▼▼▼

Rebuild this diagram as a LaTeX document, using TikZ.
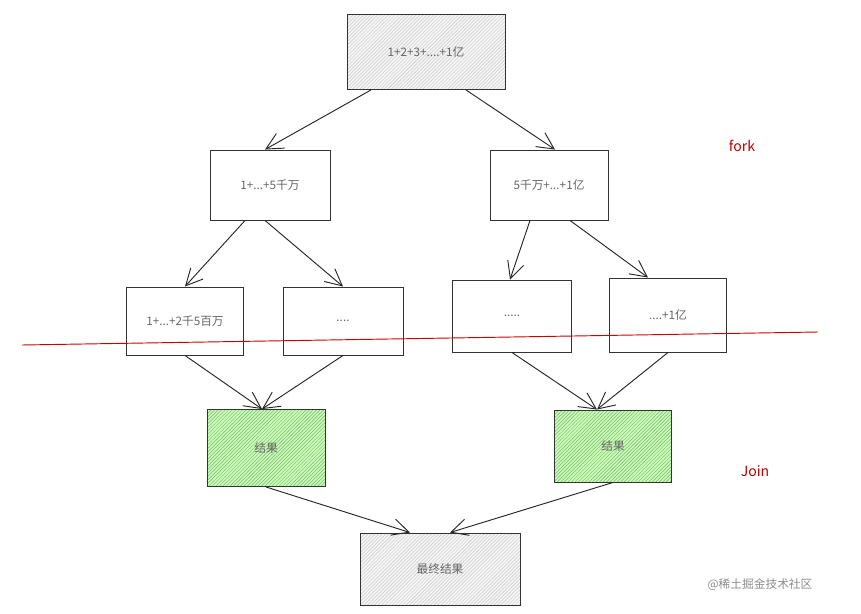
\documentclass[tikz,border=0pt]{standalone}
\usepackage{fontspec}
\newfontfamily\cjk{Noto Sans CJK SC}
\usetikzlibrary{patterns,arrows.meta}
\begin{document}
\begin{tikzpicture}[x=0.03cm,y=-0.03cm,
    box/.style={draw=black!80,thick,rectangle,inner sep=0pt,font=\cjk,text=black!60},
    gray box/.style={box,preaction={fill=black!4},pattern=north east lines,pattern color=black!20},
    green box/.style={box,preaction={fill=lime!40!green!30!white},pattern=north east lines,pattern color=green!40!black!50},
    arr/.style={-{Straight Barb[length=5mm,width=5mm]},thick,black!85},
    note/.style={font=\cjk\large,text=red!75!black}]
  \useasboundingbox (0,0) rectangle (861,614);
  % tree of boxes
  \node[gray box,minimum width=158*0.3mm,minimum height=75*0.3mm] (top) at (426,52) {1+2+3+....+1亿};
  \node[box,minimum width=120*0.3mm,minimum height=70*0.3mm] (l1a) at (270,185) {1+...+5千万};
  \node[box,minimum width=118*0.3mm,minimum height=70*0.3mm] (l1b) at (549,185) {5千万+...+1亿};
  \node[box,minimum width=117*0.3mm,minimum height=68*0.3mm] (l2a) at (185,321) {1+...+2千5百万};
  \node[box,minimum width=120*0.3mm,minimum height=68*0.3mm] (l2b) at (343,321) {....};
  \node[box,minimum width=119*0.3mm,minimum height=72*0.3mm] (l2c) at (512,316) {.....};
  \node[box,minimum width=117*0.3mm,minimum height=74*0.3mm] (l2d) at (668,315) {....+1亿};
  \node[green box,minimum width=118*0.3mm,minimum height=77*0.3mm] (ga) at (266,448) {结果};
  \node[green box,minimum width=117*0.3mm,minimum height=72*0.3mm] (gb) at (613,446) {结果};
  \node[gray box,minimum width=160*0.3mm,minimum height=72*0.3mm] (res) at (440,569) {最终结果};
  % fork
  \draw[arr] ([xshift=-55*0.3mm]top.south) -- ([xshift=-5*0.3mm]l1a.north);
  \draw[arr] ([xshift=40*0.3mm]top.south) -- ([xshift=6*0.3mm]l1b.north);
  \draw[arr] ([xshift=-25*0.3mm]l1a.south) -- (l2a.north);
  \draw[arr] ([xshift=-5*0.3mm]l1a.south) -- (l2b.north);
  \draw[arr] ([xshift=-19*0.3mm]l1b.south) -- ([xshift=-2*0.3mm]l2c.north);
  \draw[arr] ([xshift=21*0.3mm]l1b.south) -- ([xshift=-20*0.3mm]l2d.north);
  % join
  \draw[arr] (l2a.south) -- ([xshift=-4*0.3mm]ga.north);
  \draw[arr] (l2b.south) -- ([xshift=-4*0.3mm]ga.north);
  \draw[arr] (l2c.south) -- ([xshift=-16*0.3mm]gb.north);
  \draw[arr] (l2d.south) -- ([xshift=-16*0.3mm]gb.north);
  \draw[arr] (ga.south) -- ([xshift=-30*0.3mm]res.north);
  \draw[arr] (gb.south) -- ([xshift=10*0.3mm]res.north);
  % split line and notes
  \coordinate (cutl) at (22,345);
  \coordinate (cutr) at (818,332);
  \draw[red!80!black,thick] (cutl) -- (cutr);
  \node[note] (fork) at (742,146) {fork};
  \node[note] (join) at (755,471) {Join};
  \node[font=\cjk,text=black!45] (mark) at (760,585) {@稀土掘金技术社区};
\end{tikzpicture}
\end{document}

▲▲▲

◆ **WHAT YOU HAVE TO DO**: The data above needs to be retyped exactly, with the images left out.

◆ **EXERCISE ANSWER**:
Rebuild this diagram as a LaTeX document, using TikZ.
\documentclass[tikz,border=0pt]{standalone}
\usepackage{fontspec}
\newfontfamily\cjk{Noto Sans CJK SC}
\usetikzlibrary{patterns,arrows.meta}
\begin{document}
\begin{tikzpicture}[x=0.03cm,y=-0.03cm,
    box/.style={draw=black!80,thick,rectangle,inner sep=0pt,font=\cjk,text=black!60},
    gray box/.style={box,preaction={fill=black!4},pattern=north east lines,pattern color=black!20},
    green box/.style={box,preaction={fill=lime!40!green!30!white},pattern=north east lines,pattern color=green!40!black!50},
    arr/.style={-{Straight Barb[length=5mm,width=5mm]},thick,black!85},
    note/.style={font=\cjk\large,text=red!75!black}]
  \useasboundingbox (0,0) rectangle (861,614);
  % tree of boxes
  \node[gray box,minimum width=158*0.3mm,minimum height=75*0.3mm] (top) at (426,52) {1+2+3+....+1亿};
  \node[box,minimum width=120*0.3mm,minimum height=70*0.3mm] (l1a) at (270,185) {1+...+5千万};
  \node[box,minimum width=118*0.3mm,minimum height=70*0.3mm] (l1b) at (549,185) {5千万+...+1亿};
  \node[box,minimum width=117*0.3mm,minimum height=68*0.3mm] (l2a) at (185,321) {1+...+2千5百万};
  \node[box,minimum width=120*0.3mm,minimum height=68*0.3mm] (l2b) at (343,321) {....};
  \node[box,minimum width=119*0.3mm,minimum height=72*0.3mm] (l2c) at (512,316) {.....};
  \node[box,minimum width=117*0.3mm,minimum height=74*0.3mm] (l2d) at (668,315) {....+1亿};
  \node[green box,minimum width=118*0.3mm,minimum height=77*0.3mm] (ga) at (266,448) {结果};
  \node[green box,minimum width=117*0.3mm,minimum height=72*0.3mm] (gb) at (613,446) {结果};
  \node[gray box,minimum width=160*0.3mm,minimum height=72*0.3mm] (res) at (440,569) {最终结果};
  % fork
  \draw[arr] ([xshift=-55*0.3mm]top.south) -- ([xshift=-5*0.3mm]l1a.north);
  \draw[arr] ([xshift=40*0.3mm]top.south) -- ([xshift=6*0.3mm]l1b.north);
  \draw[arr] ([xshift=-25*0.3mm]l1a.south) -- (l2a.north);
  \draw[arr] ([xshift=-5*0.3mm]l1a.south) -- (l2b.north);
  \draw[arr] ([xshift=-19*0.3mm]l1b.south) -- ([xshift=-2*0.3mm]l2c.north);
  \draw[arr] ([xshift=21*0.3mm]l1b.south) -- ([xshift=-20*0.3mm]l2d.north);
  % join
  \draw[arr] (l2a.south) -- ([xshift=-4*0.3mm]ga.north);
  \draw[arr] (l2b.south) -- ([xshift=-4*0.3mm]ga.north);
  \draw[arr] (l2c.south) -- ([xshift=-16*0.3mm]gb.north);
  \draw[arr] (l2d.south) -- ([xshift=-16*0.3mm]gb.north);
  \draw[arr] (ga.south) -- ([xshift=-30*0.3mm]res.north);
  \draw[arr] (gb.south) -- ([xshift=10*0.3mm]res.north);
  % split line and notes
  \coordinate (cutl) at (22,345);
  \coordinate (cutr) at (818,332);
  \draw[red!80!black,thick] (cutl) -- (cutr);
  \node[note] (fork) at (742,146) {fork};
  \node[note] (join) at (755,471) {Join};
  \node[font=\cjk,text=black!45] (mark) at (760,585) {@稀土掘金技术社区};
\end{tikzpicture}
\end{document}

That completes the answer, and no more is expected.